What I’m ultimately claiming is this: There’s not much wrong with the content, it’s the training that’s going awry.

So how do we fix this?

Typically, overfitting is addressed by one of the following methods:

  1. Increasing the size of the training set
  2. Reducing the number of features
  3. Regularizing the model

Now right off the bat we have to reject (1) a on purely humanitarian grounds - we already study copious amounts of subject matter, thankyouverymuch. Reducing the number of subjects is certainly a viable option, but sparks off a whole new debate about which subjects are less important and should be scrapped, and won’t get us anywhere. So what we’re left with is regularization.

In regularization, we add a ‘regularization parameter’ to try to keep the the model parameters small while still minimizing the cost function. The rationale is to obtain a ‘simpler’ model that is heuristically found to generalize better. Analogously, we can introduce simple thought exercises in the classroom that test a thorough grasp of fundamentals rather than mastery of every kind of solved example.
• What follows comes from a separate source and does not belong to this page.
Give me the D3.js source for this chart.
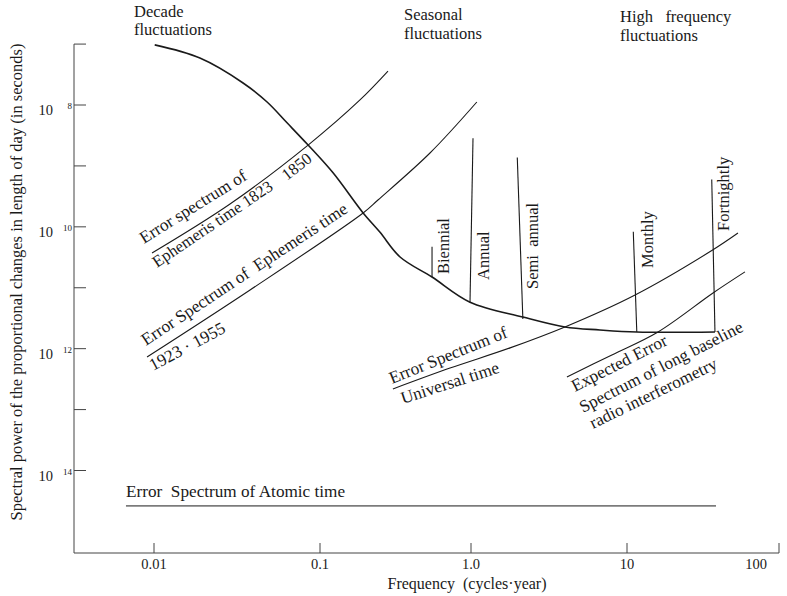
<!DOCTYPE html>
<html>
<head>
<meta charset="utf-8">
<script src="https://cdn.jsdelivr.net/npm/d3@7"></script>
<style>
  html, body { margin: 0; padding: 0; background: #fff; }
  svg { display: block; }
  text { font-family: "Liberation Serif", "DejaVu Serif", serif; fill: #1a1a1a; white-space: pre; }
</style>
</head>
<body>
<svg id="chart" width="787" height="596"></svg>
<script>
// ---------------- data ----------------
const xTickValues = [0.01, 0.1, 1, 10, 100];
const xTickLabels = ["0.01", "0.1", "1.0", "10", "100"];
const yMajorTicks = [1e-8, 1e-10, 1e-12, 1e-14];
const yMajorExpLabels = ["8", "10", "12", "14"];
const yMinorTicks = [1e-7, 1e-9, 1e-11, 1e-13];

// Decade-fluctuation / observed spectrum curve
const decadeFreq  = [0.0101, 0.0189, 0.0344, 0.048, 0.0633, 0.0848, 0.122, 0.193, 0.249, 0.339, 0.552, 0.985, 2.15, 4.0, 6.7, 11.6, 37.9];
const decadePower = [9.7e-8, 5.9e-8, 2.3e-8, 1.12e-8, 5.1e-9, 2.2e-9, 7.7e-10, 1.69e-10, 8.2e-11, 3.2e-11, 1.5e-11, 5.8e-12, 3.3e-12, 2.27e-12, 2.03e-12, 1.88e-12, 1.88e-12];

// Error spectrum of Ephemeris time 1823-1850
const eph1Freq  = [0.00973, 0.0287, 0.0848, 0.184, 0.282];
const eph1Power = [3.72e-11, 2.37e-10, 2.2e-9, 1.21e-8, 3.6e-8];

// Error spectrum of Ephemeris time 1923-1955
const eph2Freq  = [0.00908, 0.0379, 0.193, 0.242, 0.535, 1.09];
const eph2Power = [7.3e-13, 9.2e-12, 1.69e-10, 2.76e-10, 1.63e-9, 1.12e-8];

// Error spectrum of Universal time
const utFreq  = [0.304, 0.726, 1.78, 4.0, 11.3, 36.8, 53.7];
const utPower = [2.18e-13, 4.8e-13, 1.03e-12, 2.27e-12, 7.6e-12, 4.2e-11, 7.9e-11];

// Expected error spectrum of long baseline radio interferometry
const radioFreq  = [4.12, 8.0, 16.0, 36.8, 59.7];
const radioPower = [3.43e-13, 7.9e-13, 1.88e-12, 8.2e-12, 1.82e-11];

// Error spectrum of Atomic time
const atomicFreq  = [0.00678, 38.5];
const atomicPower = [2.62e-15, 2.62e-15];

// Spectral lines
const lineNames    = ["Biennial", "Annual", "Semi  annual", "Monthly", "Fortnightly"];
const lineFreqTop  = [0.552, 1.03, 1.98, 11.0, 36.1];
const lineFreqFoot = [0.552, 0.985, 2.15, 11.6, 37.9];
const linePowerTop = [4.7e-11, 2.84e-9, 1.38e-9, 8.3e-11, 6.0e-10];
const linePowerFoot= [1.5e-11, 5.8e-12, 3.07e-12, 1.88e-12, 1.88e-12];

// ---------------- drawing ----------------
const svg = d3.select("#chart");
const ink = "#1a1a1a";

const x = d3.scaleLog().domain(xTickValues).range([154, 320, 471, 627, 779]);
const y = d3.scaleLog().domain([1e-14, 1e-8]).range([470.5, 105]);

const axisX0 = 74, axisY0 = 553;
const yTop = y(1e-7);

// axes lines
svg.append("line").attr("x1", axisX0).attr("x2", axisX0).attr("y1", yTop).attr("y2", axisY0)
  .attr("stroke", "#444").attr("stroke-width", 1);
svg.append("line").attr("x1", axisX0).attr("x2", x(100)).attr("y1", axisY0).attr("y2", axisY0)
  .attr("stroke", "#444").attr("stroke-width", 1);

// y ticks
svg.selectAll(".ytick").data(yMajorTicks.concat(yMinorTicks)).join("line")
  .attr("x1", axisX0).attr("x2", axisX0 + 12)
  .attr("y1", d => y(d)).attr("y2", d => y(d))
  .attr("stroke", "#444").attr("stroke-width", 1);

// y tick labels "10" with superscript
const yl = svg.selectAll(".ylab").data(yMajorTicks).join("g");
yl.append("text").attr("x", 53).attr("y", d => y(d) + 10)
  .attr("text-anchor", "end").attr("font-size", 14.5).text("10");
yl.append("text").attr("x", 72).attr("y", (d) => y(d) + 4)
  .attr("text-anchor", "end").attr("font-size", 9).text((d, i) => yMajorExpLabels[i]);

// x ticks
svg.selectAll(".xtick").data(xTickValues).join("line")
  .attr("x1", d => x(d)).attr("x2", d => x(d))
  .attr("y1", axisY0).attr("y2", axisY0 - 10)
  .attr("stroke", "#444").attr("stroke-width", 1);
svg.selectAll(".xlab").data(xTickValues).join("text")
  .attr("x", (d, i) => x(d) - (i === xTickValues.length - 1 ? 23 : 0)).attr("y", 569)
  .attr("text-anchor", "middle").attr("font-size", 14.5)
  .text((d, i) => xTickLabels[i]);

// axis titles
svg.append("text").attr("x", 467).attr("y", 589).attr("text-anchor", "middle")
  .attr("font-size", 16).text("Frequency  (cycles·year)");
svg.append("text").attr("transform", "translate(22,282) rotate(-90)")
  .attr("text-anchor", "middle").attr("font-size", 16.5)
  .text("Spectral power of the proportional changes in length of day (in seconds)");

// curves
const lineGen = d3.line().x(d => x(d[0])).y(d => y(d[1])).curve(d3.curveCatmullRom.alpha(0.5));
function curve(fs, ps, w) {
  svg.append("path").datum(fs.map((f, i) => [f, ps[i]]))
    .attr("d", lineGen).attr("fill", "none").attr("stroke", ink).attr("stroke-width", w);
}
curve(decadeFreq, decadePower, 1.6);
curve(eph1Freq, eph1Power, 1.1);
curve(eph2Freq, eph2Power, 1.1);
curve(utFreq, utPower, 1.1);
curve(radioFreq, radioPower, 1.1);
curve(atomicFreq, atomicPower, 1.0);

// spectral lines
svg.selectAll(".sline").data(lineNames).join("line")
  .attr("x1", (d, i) => x(lineFreqTop[i])).attr("y1", (d, i) => y(linePowerTop[i]))
  .attr("x2", (d, i) => x(lineFreqFoot[i])).attr("y2", (d, i) => y(linePowerFoot[i]))
  .attr("stroke", ink).attr("stroke-width", 1.1);

// spectral line labels (rotated)
const lineLabelPos = [[443, 274], [483, 280], [532, 289], [647, 268], [723, 231]];
svg.selectAll(".slab").data(lineNames).join("text")
  .attr("transform", (d, i) => `translate(${lineLabelPos[i][0]},${lineLabelPos[i][1]}) rotate(-90)`)
  .attr("dominant-baseline", "central").attr("font-size", 16.5)
  .text(d => d);

// header annotations
const headers = [
  {x: 134, ys: [16.5, 35], lines: ["Decade", "fluctuations"]},
  {x: 404, ys: [20, 38.5], lines: ["Seasonal", "fluctuations"]},
  {x: 620, ys: [22, 41], lines: ["High   frequency", "fluctuations"]}
];
headers.forEach(h => h.lines.forEach((t, i) =>
  svg.append("text").attr("x", h.x).attr("y", h.ys[i]).attr("font-size", 16.5).text(t)));

// rotated curve annotations
const notes = [
  ["Error spectrum of", 144, 244, -32, 17.3],
  ["Ephemeris time 1823", 157, 268, -34, 16.5],
  ["1850", 287, 181, -38, 16.5],
  ["Error Spectrum of  Ephemeris time", 146, 346, -33.5, 17.3],
  ["1923 · 1955", 153, 371, -28, 17.3],
  ["Error Spectrum of", 392, 384, -22, 17.3],
  ["Universal time", 403, 404, -18, 17.3],
  ["Expected Error", 575, 392, -27, 17.3],
  ["Spectrum of long baseline", 583, 413, -27, 17.3],
  ["radio interferometry", 593, 429, -26, 17.3]
];
notes.forEach(([t, nx, ny, a, fs]) =>
  svg.append("text").attr("transform", `translate(${nx},${ny}) rotate(${a})`)
    .attr("font-size", fs).text(t));

svg.append("text").attr("x", 126).attr("y", 497).attr("font-size", 17.2)
  .text("Error  Spectrum of Atomic time");
</script>
</body>
</html>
Short tests or pop quizzes on unseen problems (that form our cross validation set) can be used to figure out what areas need to be focused on more, and thus tweak the ‘hyperparameters’ of our training model to maximize performance on this validation set. More simply, a larger focus on developing critical reasoning skills can go a long way in fixing our overfitting issue.

Of course, we also need to address the problem with our testing. We can try and emulate the standard training-cross validation-test split approach to our subject matter and ensure the tests contain questions that the students haven’t seen before, and are thus encouraged to think critically and approach them from the basics. Only then will the results be truly reflective of our understanding, and not our memory alone. And it’ll be a small but sure step towards preparing us to actually apply what we learn at school.